The essential matrix Link to heading

An arbitrary 3D point $\mathbf{w}$ is projected into the cameras as:

$$ \begin{split} \lambda_1 \tilde{\mathbf{x}}_1 &= [\mathbf{I}, \mathbf{0}]\tilde{\mathbf{w}} \\ \lambda_2 \tilde{\mathbf{x}}_2 &= [\mathbf{\Omega}, \boldsymbol{\tau}]\tilde{\mathbf{w}}. \end{split} $$

Here it is assumed that the cameras are normalized ($\mathbf{\Lambda}_1 = \mathbf{\Lambda}_2 = \mathbf{I}$), $\lambda$ - arbitrary scale factors (any scalar multiple $\lambda$ represents the same 2D point). Now, having the same point observed in the first and second camera, and both are expressed in homogeneous coordinate, we have:

$$ \begin{split} \lambda_1 \tilde{\mathbf{x}}_1 &= \mathbf{w} \\ \lambda_2 \tilde{\mathbf{x}}_2 &= \mathbf{\Omega} \mathbf{w} + \boldsymbol{\tau}. \end{split} $$

Substituting first into second:

$$ \lambda_2 \tilde{\mathbf{x}}_2 = \mathbf{\Omega} \lambda_1 \tilde{\mathbf{x}}_1 + \boldsymbol{\tau}. $$

This is the expression that represents a constraint between the possible positions of the corresponding points in two images. It is only parametrized by the transform of the second camera relative to the first. After some manipulations ([2], p. 360) we can get that:

$$ \tilde{\mathbf{x}}_2^T \mathbf{E} \tilde{\mathbf{x}}_1 = 0, $$

where $\mathbf{E} = \boldsymbol{\tau}{\times}\mathbf{\Omega}$ is known as the essential matrix. This relation is the math constraint between the positions of corresponding points in two normalized cameras.
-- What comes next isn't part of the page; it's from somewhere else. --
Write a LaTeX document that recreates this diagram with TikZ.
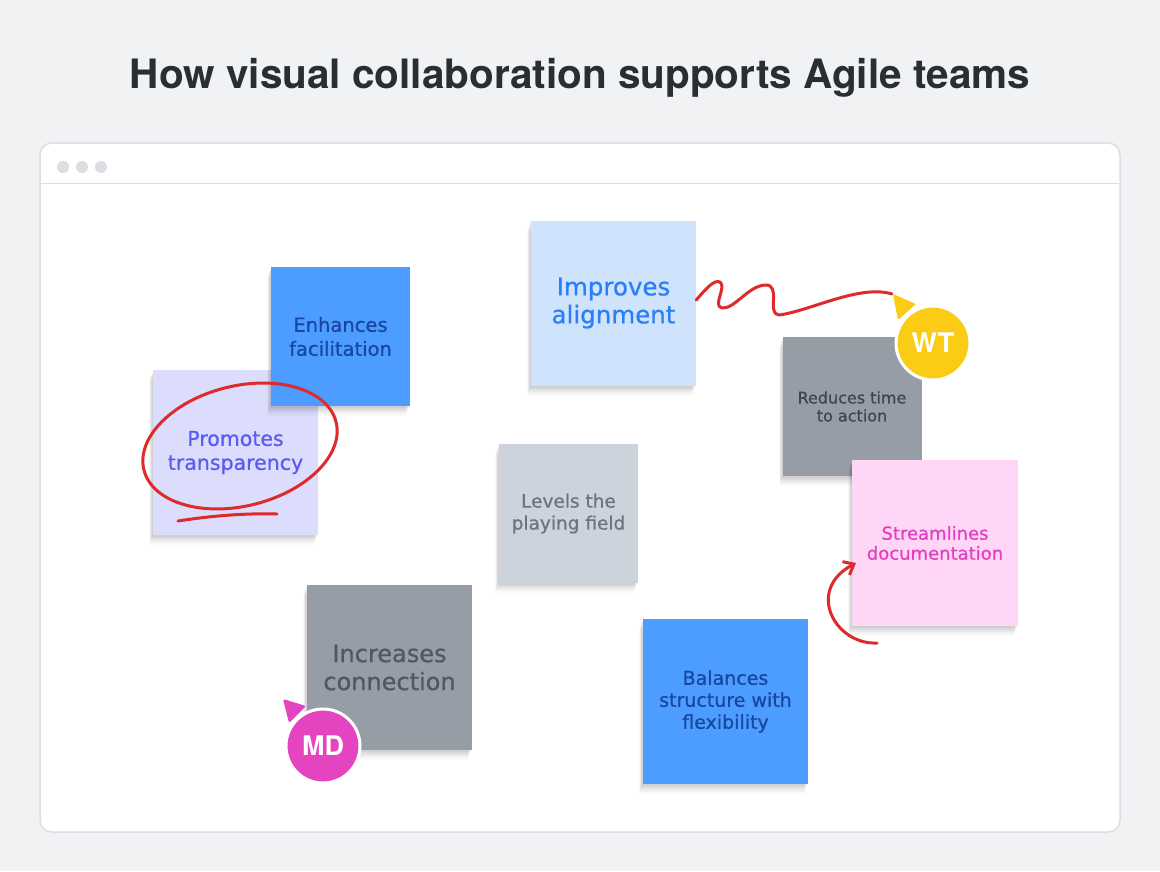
\documentclass[tikz,border=0pt]{standalone}
\usepackage{fontspec}
\setmainfont{DejaVu Sans}[RawFeature={embolden=0.7}]
\newfontfamily\titlefont{TeX Gyre Heros}[Ligatures=NoCommon]
\usetikzlibrary{arrows.meta}
\definecolor{bg}{HTML}{F1F2F4}
\definecolor{frame}{HTML}{DCDEE2}
\definecolor{dotc}{HTML}{DCDEE3}
\definecolor{titlec}{HTML}{2A2D33}
\definecolor{bluenote}{HTML}{4D9CFF}
\definecolor{bluetext}{HTML}{1747A0}
\definecolor{lavnote}{HTML}{DCDCFD}
\definecolor{lavtext}{HTML}{5B5BF2}
\definecolor{lbnote}{HTML}{CFE3FD}
\definecolor{lbtext}{HTML}{2B7FF5}
\definecolor{graynote}{HTML}{979DA6}
\definecolor{graytext}{HTML}{40454D}
\definecolor{lgnote}{HTML}{CCD3DC}
\definecolor{lgtext}{HTML}{6E747D}
\definecolor{pinknote}{HTML}{FFD6F5}
\definecolor{pinktext}{HTML}{E23FC0}
\definecolor{redpen}{HTML}{DE2A2A}
\definecolor{wtc}{HTML}{FACC15}
\definecolor{mdc}{HTML}{E444C0}
\tikzset{
  note/.style={rectangle, inner sep=0pt, align=center,
    preaction={fill=black, opacity=0.05, transform canvas={xshift=-1pt, yshift=-2pt}},
    preaction={fill=black, opacity=0.05, transform canvas={xshift=-2pt, yshift=-4pt}},
    preaction={fill=black, opacity=0.04, transform canvas={xshift=-3pt, yshift=-6pt}},
    preaction={fill=black, opacity=0.03, transform canvas={xshift=-3pt, yshift=-8pt}},
    preaction={fill=black, opacity=0.02, transform canvas={xshift=-4pt, yshift=-10pt}}},
  pen/.style={draw=redpen, line width=3pt, line cap=round, line join=round},
  avatar/.style={circle, minimum size=74pt, inner sep=0pt, draw=white, line width=3pt, text=white,
    font=\titlefont\fontsize{27}{27}\selectfont\bfseries},
}
\begin{document}
\begin{tikzpicture}[x=1pt,y=-1pt]
\fill[bg] (0,0) rectangle (1160,871);
\useasboundingbox (0,0) rectangle (1160,871);
% title
\node[text=titlec, font=\titlefont\fontsize{40.5}{42}\selectfont\bfseries, anchor=base] (title) at (580,88) {How visual collaboration supports Agile teams};
% window
\draw[frame, fill=white, line width=1.5pt, rounded corners=12pt] (40,143) rectangle (1120,832);
\draw[frame, line width=1pt] (41,183) -- (1119,183);
\foreach \i/\xx in {d1/63,d2/82,d3/101} \fill[dotc] (\xx,167) circle (6);
% notes
\node[note, fill=lavnote, minimum width=165pt, minimum height=165pt, text=lavtext, font=\fontsize{20.5}{24}\selectfont] (promotes) at (235.5,452.5) {Promotes\\transparency};
\node[note, fill=bluenote, minimum width=139pt, minimum height=139pt, text=bluetext, font=\fontsize{19.5}{24}\selectfont] (enhances) at (340.5,336.5) {Enhances\\facilitation};
\node[note, fill=lbnote, minimum width=165pt, minimum height=165pt, text=lbtext, font=\fontsize{24.5}{28}\selectfont] (improves) at (613.5,303) {Improves\\alignment};
\node[note, fill=graynote, minimum width=139pt, minimum height=139pt, text=graytext, font=\fontsize{16}{18}\selectfont] (reduces) at (852,406.5) {Reduces time\\to action};
\node[note, fill=lgnote, minimum width=139pt, minimum height=139pt, text=lgtext, font=\fontsize{18.5}{22}\selectfont] (levels) at (568.5,513.5) {Levels the\\playing field};
\node[note, fill=pinknote, minimum width=166pt, minimum height=166pt, text=pinktext, font=\fontsize{18}{20}\selectfont] (streamlines) at (935,543) {Streamlines\\documentation};
\node[note, fill=graynote, minimum width=165pt, minimum height=165pt, text=graytext!90!white, font=\fontsize{24}{28}\selectfont] (increases) at (389.5,667.5) {Increases\\connection};
\node[note, fill=bluenote, minimum width=165pt, minimum height=165pt, text=bluetext, font=\fontsize{19}{22}\selectfont] (balances) at (725.5,701.5) {Balances\\structure with\\flexibility};
% red ellipse around Promotes
\draw[pen, rotate around={14:(240,446)}] (240,446) ellipse [x radius=99pt, y radius=60pt];
\draw[pen] (178,521) .. controls (210,516) and (245,513) .. (277,514);
% WT avatar and cursor
\node[avatar, fill=wtc] (wt) at (933,343) {WT};
\coordinate (wttip) at (892,294);
\fill[wtc, rounded corners=2pt] (893,294) -- (916,304) -- (898,320) -- cycle;
% squiggle
\draw[pen] (improves.east |- 0,300) .. controls (705,290) and (714,279) .. (720,282)
  .. controls (727,287) and (712,306) .. (722,308)
  .. controls (735,309) and (748,286) .. (765,285)
  .. controls (782,284) and (766,314) .. (779,315)
  .. controls (810,311) and (860,284) .. (wttip);
% MD avatar and cursor
\node[avatar, fill=mdc] (md) at (323,746) {MD};
\fill[mdc, rounded corners=2pt] (283,699) -- (306,706) -- (289,723) -- cycle;
% red arrow to Streamlines
\coordinate (arrstart) at (877,643);
\draw[pen, -{Straight Barb[length=9pt,width=15pt,line width=3pt]}] (arrstart) .. controls (835,645) and (805,590) .. (856,563);
\end{tikzpicture}
\end{document}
The fundamental matrix Link to heading

In the essential matrix it is assumed that the normalized camera models are used ($\boldsymbol{\Lambda}_1 = \boldsymbol{\Lambda}_2 = \mathbf{I}$). The fundamental matrix is the same as the essential matrix for cameras with arbitrary intrinsics matrices $\boldsymbol{\Lambda}_1$ and $\boldsymbol{\Lambda}_2$.

The contraint imposed by the fundamental matrix has the following form:

$$ \tilde{\mathbf{x}}_2^T \mathbf{F} \tilde{\mathbf{x}}_1 = 0, $$

where $\mathbf{F} = \boldsymbol{\Lambda}_2^{-T} \mathbf{E} \boldsymbol{\Lambda}_1^{-1}$ is the fundamental matrix, and $\tilde{\mathbf{x}}_1$ and $\tilde{\mathbf{x}}_2$ are the normalized image coordinates of the corresponding points in the two images.

As a result, the essential matrix can be recovered from the fundamental matrix by the following equation:

$$ \mathbf{E} = \boldsymbol{\Lambda}_2^T \mathbf{F} \boldsymbol{\Lambda}_1. $$

Two-view reconstruction pipeline Link to heading

The rudimentary pipeline for 3D scene reconstruction consists of the following steps:

Compute image features.
Compute feature descriptors.
Find initial matches:
- by computing the squared distance between the descriptors and checking that it exceeds a predefined threshold to filter out false matches;
- by rejecting matches where the ratio between the quality of the best and second best match is close (identifying that alternative matches are plausible).
Compute fundamental matrix.
Refine matches using the fundamental matrix and epipolar geometry.
Estimate essential matrix
Decompose essential matrix to obtain the relative camera pose.
Estimate 3D points.

Rectification Link to heading

Process of aligning two images so that corresponding points lie on the same horizontal line in both images.